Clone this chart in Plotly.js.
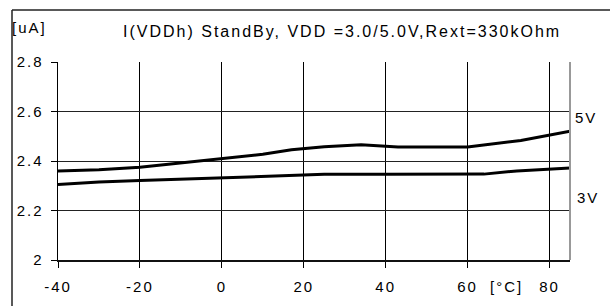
<!DOCTYPE html>
<html>
<head>
<meta charset="utf-8">
<script src="https://cdn.plot.ly/plotly-3.0.1.min.js"></script>
<style>
html,body{margin:0;padding:0;background:#fff;}
#chart{width:610px;height:306px;}
.main-svg text{letter-spacing:2px;}
</style>
</head>
<body>
<div id="chart"></div>
<script>
// Temperatures (°C) and supply currents (uA)
const temp5V = [-40, -30, -20, -10, 0, 10, 17, 25, 34, 43, 60, 73, 85];
const curr5V = [2.36, 2.365, 2.375, 2.393, 2.41, 2.427, 2.445, 2.458, 2.466, 2.457, 2.457, 2.483, 2.52];
const temp3V = [-40, -30, -20, 0, 20, 25, 40, 60, 64, 72, 85];
const curr3V = [2.305, 2.315, 2.321, 2.333, 2.344, 2.346, 2.346, 2.346, 2.347, 2.36, 2.372];
const xTicks = [-40, -20, 0, 20, 40, 60, 80];
const yTicks = [2, 2.2, 2.4, 2.6, 2.8];
const yTickText = ['2', '2.2', '2.4', '2.6', '2.8'];
const titleText = 'I(VDDh) StandBy, VDD =3.0/5.0V,Rext=330kOhm';
const seriesLabels = ['5V', '3V'];

const W = 610, H = 306, L = 58, R = 40, T = 62, B = 46;
const pw = W - L - R, ph = H - T - B;
const px = x => (x - L) / pw;
const py = y => (H - B - y) / ph;

const font = {family: 'Liberation Sans, Arial, sans-serif', size: 15, color: '#000'};

const traces = [
  {x: temp5V, y: curr5V, mode: 'lines', line: {color: '#000', width: 3}, hoverinfo: 'skip'},
  {x: temp3V, y: curr3V, mode: 'lines', line: {color: '#000', width: 3}, hoverinfo: 'skip'}
];

const layout = {
  width: W, height: H,
  margin: {l: L, r: R, t: T, b: B, pad: 0},
  paper_bgcolor: '#fff', plot_bgcolor: '#fff',
  showlegend: false,
  font: font,
  xaxis: {
    range: [-40, 85], tickvals: xTicks, ticktext: xTicks.map(String),
    showgrid: true, gridcolor: '#000', gridwidth: 1, zeroline: false,
    showline: true, linecolor: '#111', linewidth: 1.5,
    ticks: 'outside', ticklen: 6, tickcolor: '#000', tickwidth: 1,
    tickfont: font, ticklabelstandoff: 6
  },
  yaxis: {
    range: [2, 2.8], tickvals: yTicks, ticktext: yTickText,
    showgrid: true, gridcolor: '#222', gridwidth: 1, zeroline: false,
    showline: true, linecolor: '#000', linewidth: 1.5,
    ticks: 'outside', ticklen: 6, tickcolor: '#000', tickwidth: 1,
    tickfont: font, ticklabelstandoff: 4
  },
  shapes: [
    {type: 'line', xref: 'paper', yref: 'paper', x0: 1, x1: 1, y0: 0, y1: 1, line: {color: '#999', width: 2}},
    {type: 'line', xref: 'paper', yref: 'paper', x0: px(12), x1: px(12), y0: py(10), y1: py(320), line: {color: '#222', width: 1.5}},
    {type: 'line', xref: 'paper', yref: 'paper', x0: px(12), x1: px(620), y0: py(10), y1: py(10), line: {color: '#222', width: 1.5}}
  ],
  annotations: [
    {text: titleText, xref: 'paper', yref: 'paper', x: px(342), y: py(31), xanchor: 'center', yanchor: 'middle', showarrow: false, font: {family: font.family, size: 16, color: '#000'}},
    {text: '[uA]', xref: 'paper', yref: 'paper', x: px(14), y: py(27), xanchor: 'left', yanchor: 'middle', showarrow: false, font: font},
    {text: seriesLabels[0], xref: 'paper', yref: 'paper', x: px(575), y: py(117), xanchor: 'left', yanchor: 'middle', showarrow: false, font: font},
    {text: seriesLabels[1], xref: 'paper', yref: 'paper', x: px(577), y: py(197), xanchor: 'left', yanchor: 'middle', showarrow: false, font: font},
    {text: '[°C]', xref: 'paper', yref: 'paper', x: px(506), y: py(286), xanchor: 'center', yanchor: 'middle', showarrow: false, font: font}
  ]
};

Plotly.newPlot('chart', traces, layout, {staticPlot: true, displayModeBar: false});
</script>
</body>
</html>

▸ **WHAT TO PRODUCE**: Isolate the lines that hold the word "chart" and copy all of them.

▸ **SOLUTION FOR THIS TASK**:
Clone this chart in Plotly.js.
#chart{width:610px;height:306px;}
<div id="chart"></div>
Plotly.newPlot('chart', traces, layout, {staticPlot: true, displayModeBar: false});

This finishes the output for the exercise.